What reportedly happened: The instrument-rated pilot, who had 2,493 hours, was on an instrument flight plan. The weather at the time of the approach was low clouds and fog. Since the pilot was not familiar with the destination airport, he requested and was given radar vectors. Approach control informed the pilot that when he was established on the localizer he was cleared for the ILS runway 5 Left approach. The pilot made several attempts to land using that approach but all attempts terminated with the missed approach procedure. Air traffic control observed the pilot making what appeared to be a series of spirals and queried him about his condition and intentions. The controller asked the pilot if he was using the correct approach plate for the ILS 5L as he was not complying with the instructions for heading or altitude. The pilot replied that he was used to flying in Arizona where the weather was different. The controller assigned the pilot headings and altitude but the pilot could not hold either. He climbed to 4,100 feet. Approach control warned the pilot he was in a continuous left turn and suggested that he divert to airports that were in VFR conditions. The pilot requested another attempt at the ILS approach to 5L. Approach control saw the aircraft’s radar track indicate a descending left turn and issued a warning. The pilot did not respond. Radar and radio contact with the airplane was lost. Several hours later the wreckage was located some five miles south of the airport in a small shallow lake near an apartment complex. Witness said the airplane collided with trees and then the lake. The post-accident examination of the airframe and the engine assembly did not reveal any flight control anomalies.

Probable cause: The pilot experienced spatial disorientation, which resulted in a loss of control and the subsequent collision with trees.

Aircraft: Skyraider 1.

Location: Blounts Creek, N.C.

Injuries: 1 Fatal.

Aircraft damage: Destroyed.

What reportedly happened: It could not be determined if the pilot conducted a preflight inspection prior to take off or if he checked the fuel for contaminants. Based on the GPS track recovered from the airplane, the flight duration was one minute and 20 seconds. A witness stated that the airplane was on a base to final for the grass strip runway when the left wing dipped and the airplane went straight into the ground. Examination of the wreckage revealed that there was a small amount of corrosion from water inside the bowl of the carburetor and the bowl contained fuel and water. Four ounces of water was discovered in the header fuel tank. The left wing tank had no facilities for a drain in the tank and 10 to 12 ounces of water was found in that tank. The right fuel tank had been compromised and was empty.
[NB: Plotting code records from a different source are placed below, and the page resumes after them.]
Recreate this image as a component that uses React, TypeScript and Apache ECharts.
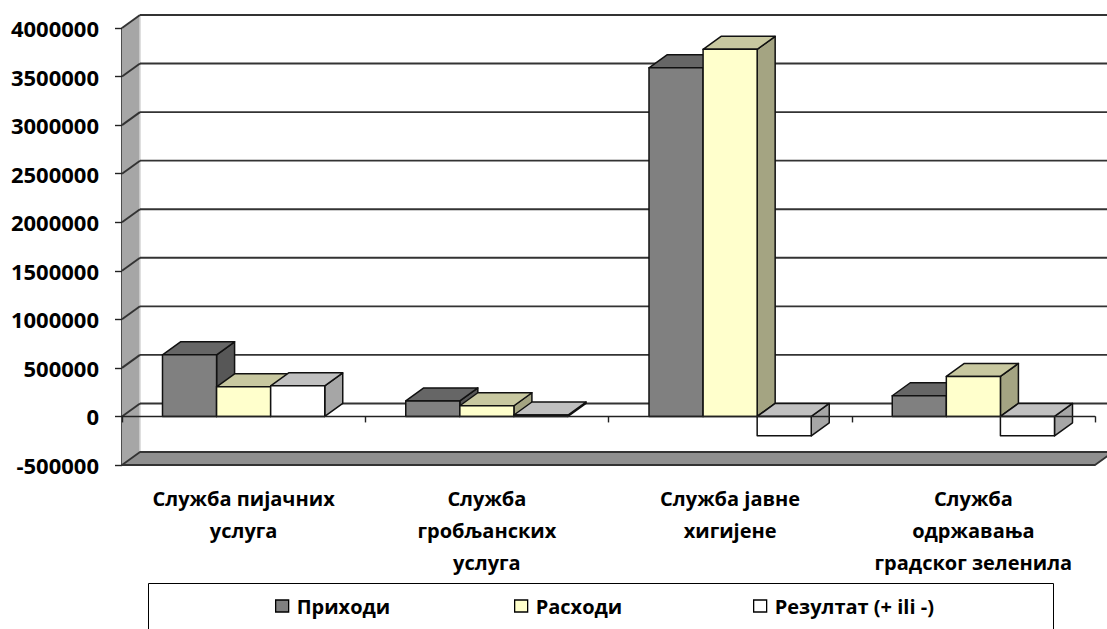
import React, { useEffect, useRef } from "react";
import * as echarts from "echarts";

const categories = [
  "Служба пијачних\nуслуга",
  "Служба\nгробљанских\nуслуга",
  "Служба јавне\nхигијене",
  "Служба\nодржавања\nградског зеленила",
];
const seriesNames = ["Приходи", "Расходи", "Резултат (+ ili -)"];
const prihodi = [635000, 160000, 3590000, 213000];
const rashodi = [305000, 110000, 3780000, 412000];
const rezultat = [315000, 15000, -200000, -200000];
const yTicks = [-500000, 0, 500000, 1000000, 1500000, 2000000, 2500000, 3000000, 3500000, 4000000];

const seriesValues = [prihodi, rashodi, rezultat];
const faceColors = [
  { front: "#808080", top: "#666666", side: "#575757" },
  { front: "#ffffcc", top: "#c8c8a0", side: "#a4a482" },
  { front: "#ffffff", top: "#c0c0c0", side: "#a6a6a6" },
];

const DX = 18;
const DY = 13;
const BAR_FRACTION = 0.667;
const FONT = "'Open Sans', 'Noto Sans', sans-serif";

function barRenderer(seriesIdx: number) {
  const c = faceColors[seriesIdx];
  return (params: any, api: any) => {
    const cat = api.value(0);
    const val = api.value(1);
    const band = api.size([1, 0])[0];
    const groupW = band * BAR_FRACTION;
    const barW = groupW / seriesValues.length;
    const pv = api.coord([cat, val]);
    const p0 = api.coord([cat, 0]);
    const x0 = pv[0] - groupW / 2 + seriesIdx * barW;
    const x1 = x0 + barW;
    const yTop = Math.min(pv[1], p0[1]);
    const yBot = Math.max(pv[1], p0[1]);
    const stroke = { stroke: "#111", lineWidth: 1.5, lineJoin: "round" };
    return {
      type: "group",
      children: [
        {
          type: "polygon",
          shape: { points: [[x1, yTop], [x1 + DX, yTop - DY], [x1 + DX, yBot - DY], [x1, yBot]] },
          style: { fill: c.side, ...stroke },
        },
        {
          type: "polygon",
          shape: { points: [[x0, yTop], [x1, yTop], [x1 + DX, yTop - DY], [x0 + DX, yTop - DY]] },
          style: { fill: c.top, ...stroke },
        },
        {
          type: "rect",
          shape: { x: x0, y: yTop, width: barW, height: yBot - yTop },
          style: { fill: c.front, ...stroke },
        },
      ],
    };
  };
}

function wallRenderer(params: any, api: any) {
  const cs = params.coordSys;
  const gx = cs.x;
  const gw = cs.width;
  const yMin = api.coord([0, yTicks[0]])[1];
  const yMax = api.coord([0, yTicks[yTicks.length - 1]])[1];
  const children: any[] = [];
  children.push({
    type: "polygon",
    shape: { points: [[gx, yMax], [gx + DX, yMax - DY], [gx + DX, yMin - DY], [gx, yMin]] },
    style: { fill: "#a6a6a6", stroke: "none" },
  });
  children.push({
    type: "line",
    shape: { x1: gx + DX, y1: yMax - DY, x2: gx + DX, y2: yMin - DY },
    style: { stroke: "#d4d4d4", lineWidth: 1.5 },
  });
  for (let i = 1; i < yTicks.length; i++) {
    const y = api.coord([0, yTicks[i]])[1];
    children.push({
      type: "line",
      shape: { x1: gx + DX, y1: y - DY, x2: gx + gw + DX + 20, y2: y - DY },
      style: { stroke: "#333333", lineWidth: 1.9 },
    });
    children.push({
      type: "line",
      shape: { x1: gx, y1: y, x2: gx + DX, y2: y - DY },
      style: { stroke: "#333333", lineWidth: 1.9 },
    });
  }
  children.push({
    type: "polygon",
    shape: { points: [[gx, yMin], [gx + gw, yMin], [gx + gw + DX, yMin - DY], [gx + DX, yMin - DY]] },
    style: { fill: "#8f8f8f", stroke: "#333", lineWidth: 1.8, lineJoin: "round" },
  });
  return { type: "group", children };
}

export default function App() {
  const ref = useRef<HTMLDivElement>(null);
  useEffect(() => {
    document.body.style.margin = "0";
    if (!ref.current) return;
    const chart = echarts.init(ref.current, null, { renderer: "svg" });
    const legendLefts = [275, 514, 753];
    chart.setOption({
      animation: false,
      backgroundColor: "#ffffff",
      grid: { left: 122, right: 12, top: 28, bottom: 164, containLabel: false },
      xAxis: {
        type: "category",
        data: categories,
        boundaryGap: true,
        axisLine: { show: true, onZero: true, lineStyle: { color: "#222", width: 1.4 } },
        axisTick: { show: true, length: 6, lineStyle: { color: "#222", width: 1.4 } },
        axisLabel: {
          interval: 0,
          margin: 17,
          fontFamily: FONT,
          fontWeight: "bold",
          fontSize: 20,
          lineHeight: 32,
          color: "#000",
          align: "center",
        },
        splitLine: { show: false },
        z: 5,
      },
      yAxis: {
        type: "value",
        min: yTicks[0],
        max: yTicks[yTicks.length - 1],
        interval: 500000,
        axisLine: { show: true, lineStyle: { color: "#222", width: 1.6 } },
        axisTick: { show: true, length: 7, lineStyle: { color: "#222", width: 1.4 } },
        axisLabel: {
          margin: 23,
          fontFamily: FONT,
          fontWeight: "bold",
          fontSize: 22,
          color: "#000",
          formatter: (v: number) => String(v),
        },
        splitLine: { show: false },
      },
      legend: seriesNames.map((n, i) => ({
        data: [n],
        left: legendLefts[i],
        top: 594,
        padding: 0,
        itemWidth: 13,
        itemHeight: 12,
        itemGap: 0,
        icon: "rect",
        itemStyle: { borderColor: "#000", borderWidth: 1.3 },
        textStyle: {
          fontFamily: FONT,
          fontWeight: "bold",
          fontSize: 20,
          lineHeight: 24,
          color: "#000",
          padding: [0, 0, 0, 3],
        },
        selectedMode: false,
      })),
      graphic: [
        {
          type: "rect",
          left: 146,
          top: 581,
          shape: { width: 905, height: 60 },
          style: { fill: "none", stroke: "#000", lineWidth: 1 },
        },
      ],
      series: [
        {
          type: "custom",
          name: "walls",
          renderItem: wallRenderer,
          data: [[0, 0]],
          z: 1,
          silent: true,
        },
        ...seriesNames.map((n, i) => ({
          type: "custom",
          name: n,
          renderItem: barRenderer(i),
          itemStyle: { color: faceColors[i].front },
          data: seriesValues[i].map((v, k) => [k, v]),
          z: 2 + i,
        })),
      ],
    });
    return () => chart.dispose();
  }, []);
  return <div ref={ref} style={{ position: "absolute", left: 0, top: 0, width: 1107, height: 629 }} />;
}
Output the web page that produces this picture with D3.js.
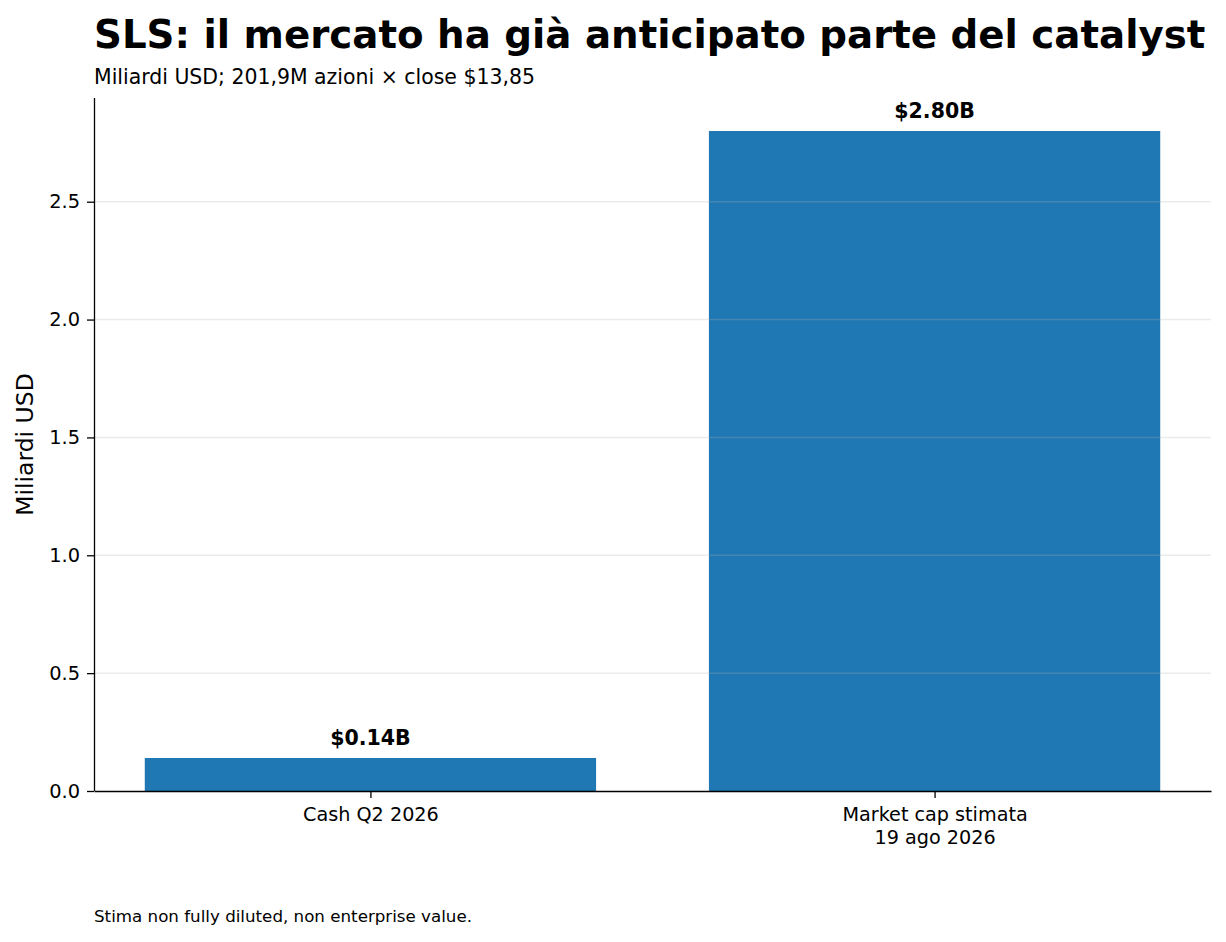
<!DOCTYPE html>
<html>
<head>
<meta charset="utf-8">
<script src="https://cdn.jsdelivr.net/npm/d3@7"></script>
<style>
  body { margin: 0; background: #fff; }
  svg { display: block; font-family: "DejaVu Sans", sans-serif; }
</style>
</head>
<body>
<svg class="chart"></svg>
<script>
// data
var categories = [["Cash Q2 2026"], ["Market cap stimata", "19 ago 2026"]];
var values = [0.14, 2.80];
var valueLabels = ["$0.14B", "$2.80B"];
var yTicks = [0, 0.5, 1.0, 1.5, 2.0, 2.5];

var width = 1226,
    height = 942;

var margin = {left: 94, right: 15, top: 98, bottom: 151};

var svg = d3.select(".chart")
    .attr("width", width)
    .attr("height", height);

// bars sit on integer positions, width 0.8, matplotlib-like margins
var x = d3.scaleLinear()
    .domain([-0.49, values.length - 1 + 0.49])
    .range([margin.left, width - margin.right]);

var y = d3.scaleLinear()
    .domain([0, d3.max(values) * 1.05])
    .range([height - margin.bottom, margin.top]);

var barWidth = x(0.8) - x(0);

svg.append("g")
    .selectAll("rect")
    .data(values)
    .enter().append("rect")
        .attr("x", (d, i) => x(i) - barWidth / 2)
        .attr("y", d => y(d))
        .attr("width", barWidth)
        .attr("height", d => y(0) - y(d))
        .attr("fill", "#1f77b4");

// light grid, drawn over the bars like the reference
svg.append("g")
    .selectAll("line")
    .data(yTicks.filter(t => t > 0))
    .enter().append("line")
        .attr("x1", x.range()[0])
        .attr("x2", x.range()[1])
        .attr("y1", d => y(d))
        .attr("y2", d => y(d))
        .attr("stroke", "#b0b0b0")
        .attr("stroke-opacity", 0.25)
        .attr("stroke-width", 1.5);

// value labels above bars
svg.append("g")
    .selectAll("text")
    .data(values)
    .enter().append("text")
        .attr("x", (d, i) => x(i))
        .attr("y", d => y(d) - 13)
        .attr("text-anchor", "middle")
        .attr("font-size", 20.5)
        .attr("font-weight", "bold")
        .text((d, i) => valueLabels[i]);

// y axis
var yAxis = svg.append("g")
    .attr("transform", "translate(" + margin.left + ",0)")
    .call(d3.axisLeft(y).tickValues(yTicks).tickFormat(d3.format(".1f")).tickSize(7).tickPadding(7));
yAxis.select(".domain").attr("stroke", "#000").attr("stroke-width", 1.3).attr("d", "M0.5," + y.range()[1] + "V" + y(0));
yAxis.selectAll(".tick line").attr("stroke-width", 1.3);
yAxis.selectAll(".tick text").attr("font-size", 19.4).attr("fill", "#000").attr("font-family", "DejaVu Sans");

// x axis
var xAxis = svg.append("g")
    .attr("transform", "translate(0," + y(0) + ")")
    .call(d3.axisBottom(x).tickValues(d3.range(values.length)).tickFormat("").tickSize(7).tickSizeOuter(0));
xAxis.select(".domain").attr("stroke", "#000").attr("stroke-width", 1.3);
xAxis.selectAll(".tick line").attr("stroke-width", 1.3);

xAxis.selectAll(".tick")
    .append("text")
        .attr("fill", "#000")
        .attr("font-size", 19.2)
        .attr("font-family", "DejaVu Sans")
        .attr("text-anchor", "middle")
        .selectAll("tspan")
        .data(d => categories[d])
        .enter().append("tspan")
            .attr("x", 0)
            .attr("y", (d, i) => 30 + i * 22.5)
            .text(d => d);

// y axis title
svg.append("text")
    .attr("transform", "translate(33," + ((y.range()[0] + y.range()[1]) / 2) + ") rotate(-90)")
    .attr("text-anchor", "middle")
    .attr("font-size", 23.5)
    .text("Miliardi USD");

// title, subtitle, footnote
svg.append("text")
    .attr("x", margin.left)
    .attr("y", 48)
    .attr("font-size", 38.75)
    .attr("font-weight", "bold")
    .text("SLS: il mercato ha già anticipato parte del catalyst");

svg.append("text")
    .attr("x", margin.left)
    .attr("y", 84)
    .attr("font-size", 20.45)
    .text("Miliardi USD; 201,9M azioni × close $13,85");

svg.append("text")
    .attr("x", margin.left)
    .attr("y", 922)
    .attr("font-size", 16.7)
    .text("Stima non fully diluted, non enterprise value.");
</script>
</body>
</html>
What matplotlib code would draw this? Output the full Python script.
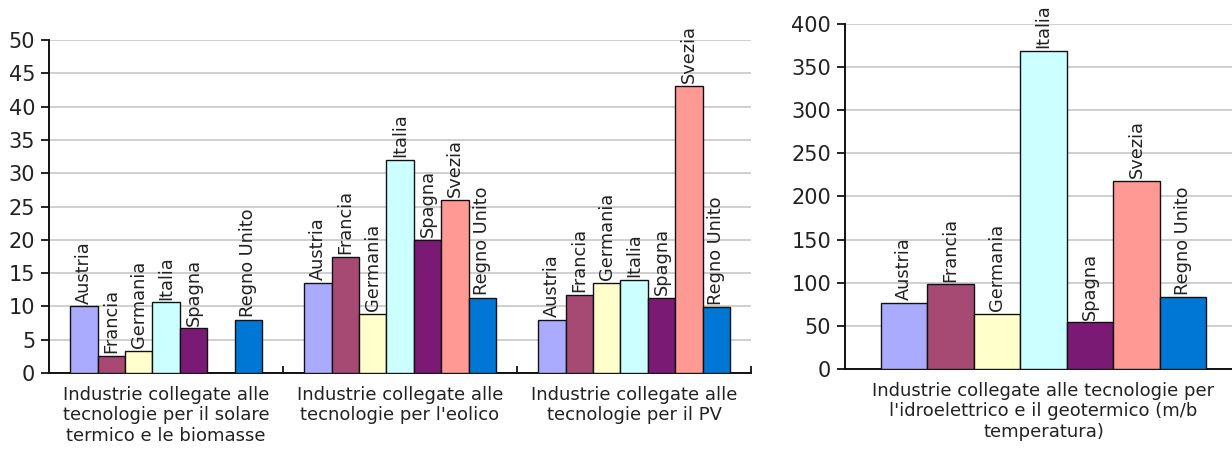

Probable cause: The pilot’s failure to maintain adequate airspeed, which resulted in a stall. A factor was loss of engine power and water in the fuel.

Aircraft: Piper Super Cub.

Location: Laurel, Mont.

Injuries: None.

Aircraft damage: Substantial.

What reportedly happened: The pilot reported that he and his wife were sightseeing along the Yellowstone River just south of Laurel, Mont., when he spotted what he described as unusual animal tracks on a gravel sand bar adjacent to the river. He applied one notch of flaps and executed a 180° turn for a “low and slow look.” The plane struck the water and nosed over.

Probable cause: The pilot’s failure to maintain adequate clearance/altitude while maneuvering resulting in the inadvertent in-flight collision with water and terrain.

Aircraft: Cessna 170.

Location: Shirley, N.Y.

Injuries: None.

Aircraft damage: Destroyed.

What reportedly happened: The pilot conducted a preflight inspection of the airplane and departed for a local flight. Approximately 20 minutes after takeoff, he noticed a drop in engine oil pressure and engine power. Attempts to trouble shoot the problem were unsuccessful and the engine lost all power. The pilot performed a successful forced landing in a parking lot.

After landing, the pilot exited the airplane and noticed smoke and fire emanating from the cowling. He also noticed that the engine cowling plugs were still in place. The fire consumed the airplane.

Probable cause: The pilot’s inadequate pre-flight inspection, which resulted in his failure to remove the engine inlet covers and subsequent loss of engine power.